Sentence correction questions in GMAT verbal content tests you on pronouns. A pronoun is used in lieu of a noun. When you refer to yourself, you use ‘I’. ‘You’ is a pronoun for the person you are referring to. Myself, himself, yourself are examples of reflexive pronouns. Yours, mine, ours, hers are possessive pronouns.
The rules with pronouns are quite straightforward. Only if you have a noun in the first place, can you have a pronoun following it. When you see a pronoun, ask yourself, ‘Hey, which noun does this refer to?’ If you have a clear cut answer to this, the sentence is probably right. Else, it needs to be changed.
Old Mac Donald had a farm. On that farm, HE had a dog. ‘He’ refers to Old Mac Donald.
A singular noun has to be referred by a singular pronoun.
Arun came home. HE was tired.
My daughters are unwell. THEY are down with fever.
A pronoun mismatch is an oft repeated GMAT SC question that needs attention. in fact, most pronoun related SC questions are of the pronoun mismatch category. A simple check on whether the noun and pronoun match each other can help you tackle these questions. Keep your eyes peeled for any pronoun that appears in the sentence. And make sure every pronoun-noun relationship is accounted for.

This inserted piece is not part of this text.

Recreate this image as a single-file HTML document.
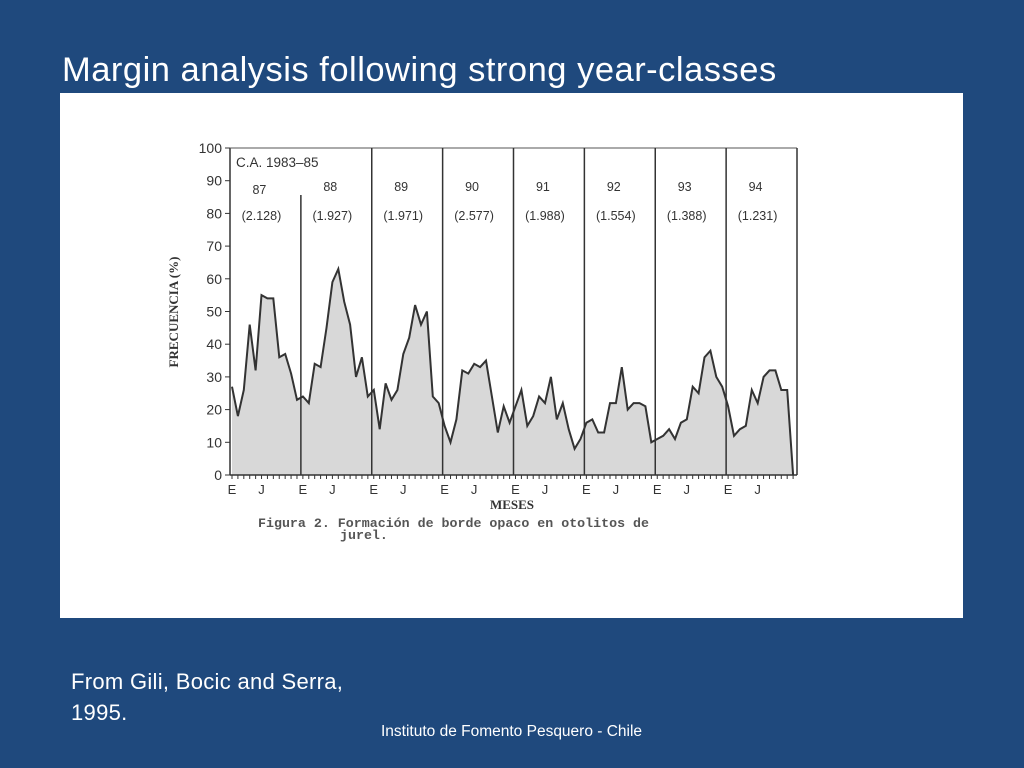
<!DOCTYPE html>
<html><head><meta charset="utf-8"><style>
body{margin:0;width:1024px;height:768px;background:#1f497d;position:relative;overflow:hidden;font-family:"Liberation Sans",sans-serif}
.t{position:absolute;color:#fff}
</style></head><body>
<div class="t" style="left:62px;top:51px;font-size:34.5px;letter-spacing:0.5px">Margin analysis following strong year-classes</div>
<div style="position:absolute;left:60px;top:93px;width:903px;height:525px;background:#fff"></div>
<svg id="c" width="1024" height="768" style="position:absolute;left:0;top:0" font-family="Liberation Sans, sans-serif"></svg>
<div class="t" style="left:71px;top:666px;font-size:22px;line-height:31px;letter-spacing:0.3px">From Gili, Bocic and Serra,<br>1995.</div>
<div class="t" style="left:381px;top:723px;font-size:15.5px">Instituto de Fomento Pesquero - Chile</div>
<script>
const years=['87','88','89','90','91','92','93','94'];
const counts=['(2.128)','(1.927)','(1.971)','(2.577)','(1.988)','(1.554)','(1.388)','(1.231)'];
const yTicks=[0,10,20,30,40,50,60,70,80,90,100];
const monthLabels=['E','J'];
const values=[27,18,26,46,32,55,54,54,36,37,31,23,
24,22,34,33,45,59,63,53,46,30,36,24,
26,14,28,23,26,37,42,52,46,50,24,22,
15,10,17,32,31,34,33,35,24,13,21,16,
21,26,15,18,24,22,30,17,22,14,8,11,
16,17,13,13,22,22,33,20,22,22,21,10,
11,12,14,11,16,17,27,25,36,38,30,27,
21,12,14,15,26,22,30,32,32,26,26,0];
const svg=document.getElementById('c');const NS='http://www.w3.org/2000/svg';
function mk(t,a,p){const e=document.createElementNS(NS,t);for(const k in a)e.setAttribute(k,a[k]);(p||svg).appendChild(e);return e;}
const X0=230,X1=797,Y0=475,Y1=148;
const yS=v=>Y0-(v/100)*(Y0-Y1);
const mw=(X1-X0)/values.length;
const xS=i=>X0+2+i*mw;
const yw=mw*12;
let pts=values.map((v,i)=>xS(i).toFixed(1)+','+yS(v).toFixed(1));
const area=mk('polygon',{points:xS(0)+','+Y0+' '+pts.join(' ')+' '+xS(values.length-1)+','+Y0,fill:'#d8d8d8'});

const ln=mk('polyline',{points:pts.join(' '),fill:'none',stroke:'#333','stroke-width':2});

mk('line',{x1:X0,y1:Y1,x2:X0,y2:Y0,stroke:'#333','stroke-width':1.5});
mk('line',{x1:X0,y1:Y0,x2:X1,y2:Y0,stroke:'#333','stroke-width':1.5});
mk('line',{x1:X0,y1:Y1,x2:X1,y2:Y1,stroke:'#555','stroke-width':1});
yTicks.forEach(v=>{mk('line',{x1:X0-5,y1:yS(v),x2:X0,y2:yS(v),stroke:'#333'});
const t=mk('text',{x:X0-8,y:yS(v)+5,'text-anchor':'end','font-size':14,fill:'#333'});t.textContent=v;
});
years.forEach((y,k)=>{const xs=X0+k*yw;
if(k>0)mk('line',{x1:xs,y1:k==1?195:Y1,x2:xs,y2:Y0,stroke:'#333','stroke-width':1.5});
const a=mk('text',{x:xs+yw/2-6,y:k==0?194:191,'text-anchor':'middle','font-size':12.5,fill:'#333'});a.textContent=y;

const b=mk('text',{x:xs+yw/2-4,y:220,'text-anchor':'middle','font-size':12.5,fill:'#333'});b.textContent=counts[k];

monthLabels.forEach((m,j)=>{const t=mk('text',{x:xs+2+j*5*mw,y:494,'text-anchor':'middle','font-size':13,fill:'#333'});t.textContent=m;
});});
mk('line',{x1:X1,y1:Y1,x2:X1,y2:Y0,stroke:'#333','stroke-width':1.5});
for(let i=0;i<values.length;i++)mk('line',{x1:xS(i),y1:Y0,x2:xS(i),y2:Y0+4,stroke:'#333'});
const ca=mk('text',{x:236,y:167,'font-size':13.5,fill:'#333'});ca.textContent='C.A. 1983–85';

const yt=mk('text',{x:178,y:312,'text-anchor':'middle','font-size':13,'font-family':'Liberation Serif, serif','font-weight':'bold',fill:'#333',transform:'rotate(-90 178 312)'});yt.textContent='FRECUENCIA (%)';

const xt=mk('text',{x:512,y:509,'text-anchor':'middle','font-size':13,'font-family':'Liberation Serif, serif','font-weight':'bold',fill:'#333'});xt.textContent='MESES';

const f1=mk('text',{x:258,y:527,'font-size':13.3,'font-family':'Liberation Mono, monospace','font-weight':'bold',fill:'#555'});f1.textContent='Figura 2. Formación de borde opaco en otolitos de';

const f2=mk('text',{x:340,y:539,'font-size':13.3,'font-family':'Liberation Mono, monospace','font-weight':'bold',fill:'#555'});f2.textContent='jurel.';

</script>
</body></html>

People also have issues with reflexive pronouns. Remember that you can use reflexive pronouns only if you have used the personal pronoun in the first place.
I nearly killed myself.
He could not have written that himself.
Here, we see that the reflexive pronouns ‘myself’ and ‘himself’ are used only after ‘I’ and ‘he’ have appeared.
Look at this sentence:
The board of directors decided to stick to the strategy decided upon by the new CEO because they believed in him.
Here, ‘Board of Directors’ is a collective noun. And the right pronoun to be used to denote to it is ‘it’. ‘They’ refers to the directors. So, it is a clear case of pronoun mismatch. The sentence needs to be rephrased thus:
The board of directors decided to stick to the strategy decided upon by the new CEO because it believed in him.
Or, you can rephrase it like this:
The board of directors decided to stick to the strategy decided upon by the new CEO because the directors believed in him.